Parade
The Honk Parade this year included most of the Honk bands plus a wide array of community groups, each responding to the theme of “Reclaim the Streets for Horns, Bikes, and Feet” in their own way. The goal of the parade was to create a spectacular processional theater piece with striking visual images and plenty of brass band music in order to show by example how our streets and public spaces can function as places for community celebration and fun, as well as for their everyday practical purposes. The parade showcases alternative modes of transportation (pedicabs, bicycles, feet) and celebrates the possibilities of live performance as a mode for entertaining and thoughtful inspiration.

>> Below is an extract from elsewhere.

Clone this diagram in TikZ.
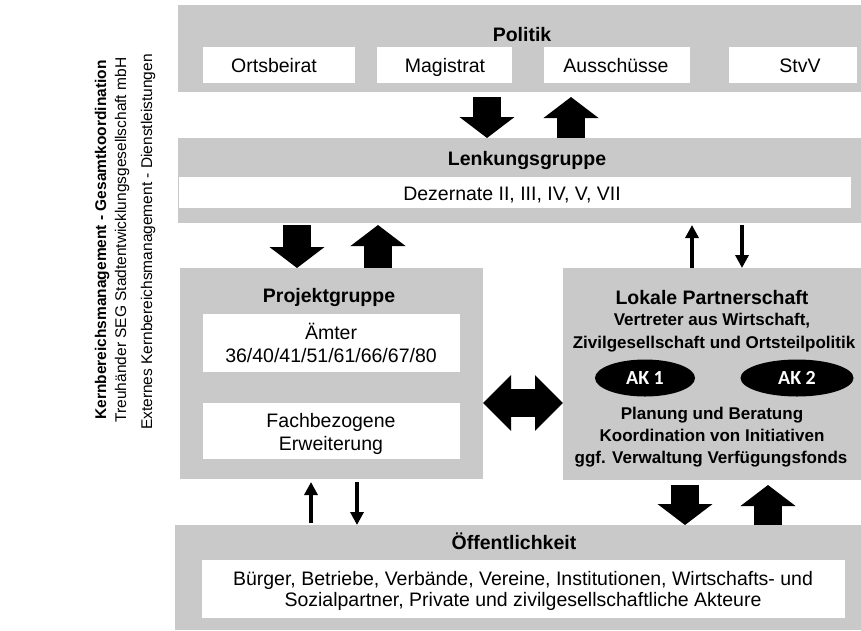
\documentclass[tikz,border=0pt]{standalone}
\usepackage{fontspec}
\setmainfont{Liberation Sans}
\newfontfamily\akfont{Carlito}
\usetikzlibrary{arrows.meta,shapes.geometric}
\definecolor{bandgray}{gray}{0.79}
\begin{document}
\begin{tikzpicture}[x=1pt,y=-1pt,
  every node/.style={inner sep=0pt, outer sep=0pt},
  band/.style={fill=bandgray, draw=none, anchor=north west},
  wbox/.style={fill=white, draw=none, anchor=north west},
  body/.style={anchor=base, font=\fontsize{19.5}{21}\selectfont},
  title/.style={anchor=base, font=\fontsize{19.5}{21}\selectfont\bfseries},
  lok/.style={anchor=base, font=\fontsize{17}{21}\selectfont\bfseries},
  bigarrow/.style={line width=28pt, -{Triangle[width=54pt,length=21pt]}},
  smallarrow/.style={line width=3.5pt, -{Triangle[width=13pt,length=13pt]}},
  dblarrow/.style={line width=28pt, {Triangle[width=54pt,length=28pt]}-{Triangle[width=54pt,length=28pt]}},
  akell/.style={ellipse, fill=black, text=white, font=\fontsize{20}{22}\selectfont\akfont\bfseries},
  side/.style={rotate=90, anchor=base, font=\fontsize{15.5}{17}\selectfont}
]
\useasboundingbox (0,0) rectangle (861,630);
\fill[white] (0,0) rectangle (861,630);

% side texts
\node[side, font=\fontsize{15.5}{17}\selectfont\bfseries] (s1) at (106,240) {Kernbereichsmanagement - Gesamtkoordination};
\node[side] (s2) at (126,240) {Treuhänder SEG Stadtentwicklungsgesellschaft mbH};
\node[side] (s3) at (152,242) {Externes Kernbereichsmanagement - Dienstleistungen};

% Politik
\node[band, minimum width=683pt, minimum height=87pt] (pol) at (178,5) {};
\node[title] (polt) at (522,41) {Politik};
\node[wbox, minimum width=152pt, minimum height=36pt] (ortb) at (203,47) {};
\node[wbox, minimum width=135pt, minimum height=36pt] (magb) at (377,47) {};
\node[wbox, minimum width=146pt, minimum height=36pt] (ausb) at (544,47) {};
\node[wbox, minimum width=128pt, minimum height=36pt] (stvb) at (729,47) {};
\node[body] (ort) at (274,72) {Ortsbeirat};
\node[body] (mag) at (445,72) {Magistrat};
\node[body] (aus) at (616,72) {Ausschüsse};
\node[body] (stv) at (800,72) {StvV};

% Lenkungsgruppe
\node[band, minimum width=683pt, minimum height=85pt] (lenk) at (178,138) {};
\node[title] (lenkt) at (527,165) {Lenkungsgruppe};
\node[wbox, minimum width=672pt, minimum height=31pt] (dezb) at (179,177) {};
\node[body] (dez) at (512,200) {Dezernate II, III, IV, V, VII};

% Projektgruppe
\node[band, minimum width=303pt, minimum height=211pt] (proj) at (180,268) {};
\node[title] (projt) at (329,302) {Projektgruppe};
\node[wbox, minimum width=257pt, minimum height=58pt] (amtb) at (203,314) {};
\node[body] (amt1) at (331,339) {Ämter};
\node[body] (amt2) at (331,362) {36/40/41/51/61/66/67/80};
\node[wbox, minimum width=257pt, minimum height=56pt] (fachb) at (203,403) {};
\node[body] (fach1) at (331,427) {Fachbezogene};
\node[body] (fach2) at (331,450) {Erweiterung};

% Lokale Partnerschaft
\node[band, minimum width=298pt, minimum height=212pt] (lokb) at (563,268) {};
\node[title] (lok1) at (712,304) {Lokale Partnerschaft};
\node[lok] (lok2) at (712,325) {Vertreter aus Wirtschaft,};
\node[lok] (lok3) at (714,348) {Zivilgesellschaft und Ortsteilpolitik};
\node[akell, minimum width=100pt, minimum height=37pt] (ak1) at (645,378) {AK 1};
\node[akell, minimum width=113pt, minimum height=37pt] (ak2) at (797,378) {AK 2};
\node[lok] (lok4) at (712,419) {Planung und Beratung};
\node[lok] (lok5) at (712,441) {Koordination von Initiativen};
\node[lok] (lok6) at (711,463) {ggf. Verwaltung Verfügungsfonds};

% Öffentlichkeit
\node[band, minimum width=686pt, minimum height=105pt] (oef) at (175,525) {};
\node[title] (oeft) at (514,549) {Öffentlichkeit};
\node[wbox, minimum width=643pt, minimum height=58pt] (burb) at (202,560) {};
\node[body] (bur1) at (523,585) {Bürger, Betriebe, Verbände, Vereine, Institutionen, Wirtschafts- und};
\node[body] (bur2) at (523,606) {Sozialpartner, Private und zivilgesellschaftliche Akteure};

% x positions of the connectors
\coordinate (xa) at (487,0);
\coordinate (xb) at (571,0);
\coordinate (xc) at (297,0);
\coordinate (xd) at (378,0);
\coordinate (xe) at (692,0);
\coordinate (xf) at (742,0);
\coordinate (xg) at (311,0);
\coordinate (xh) at (357,0);
\coordinate (xi) at (685,0);
\coordinate (xj) at (768,0);
\coordinate (yd) at (0,403);

% Politik <-> Lenkungsgruppe
\draw[bigarrow, shorten <=5pt] (pol.south -| xa) -- (lenk.north -| xa);
\draw[bigarrow, shorten >=5pt] (lenk.north -| xb) -- (pol.south -| xb);
% Lenkungsgruppe <-> Projektgruppe
\draw[bigarrow, shorten <=2pt] (lenk.south -| xc) -- (proj.north -| xc);
\draw[bigarrow, shorten >=2pt] (proj.north -| xd) -- (lenk.south -| xd);
% Lenkungsgruppe <-> Lokale Partnerschaft
\draw[smallarrow, shorten >=2pt] (lokb.north -| xe) -- (lenk.south -| xe);
\draw[smallarrow, shorten <=2pt] (lenk.south -| xf) -- (lokb.north -| xf);
% Projektgruppe <-> Lokale Partnerschaft
\draw[dblarrow] (proj.east |- yd) -- (lokb.west |- yd);
% Projektgruppe <-> Öffentlichkeit
\draw[smallarrow, shorten >=3pt, shorten <=2pt] (oef.north -| xg) -- (proj.south -| xg);
\draw[smallarrow, shorten <=3pt] (proj.south -| xh) -- (oef.north -| xh);
% Lokale Partnerschaft <-> Öffentlichkeit
\draw[bigarrow, shorten <=5pt] (lokb.south -| xi) -- (oef.north -| xi);
\draw[bigarrow, shorten >=5pt] (oef.north -| xj) -- (lokb.south -| xj);
\end{tikzpicture}
\end{document}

The local organizations inventing colorful processional street spectacle for the Honk Parade include community performance groups such as the Open Air Circus, the Boston Hoop Troop, Tumbling for Two, the Royal Frog Ballet, the Disbanded Drill Team, and Can-Can Revolution; activist groups such as the Livable Streets Alliance, Food not Bombs, Somerville Climate Action, Veterans for Peace, the Red Bandanna Brigade, the Green Streets Initiative, the Tufts University Peace and Justice Group; and fascinating art and performance projects such as Mitch Ryerson’s Star Wheel, the Endangered Species with Lipstick parading comparsa, the world-renowned Bread and Puppet Theater of Vermont, Jamaica Plain’s Spontaneous Celebrations, and Harvard University’s Hasty Pudding Club. The parade has also attracted neighbors joining together to have fun, such as Somerville’s Barbecue Co-op, which is constructing a four-wheeled wagon full of pigs (children in costumes) to be pulled by a contingent of chefs (their parents, also in costumes).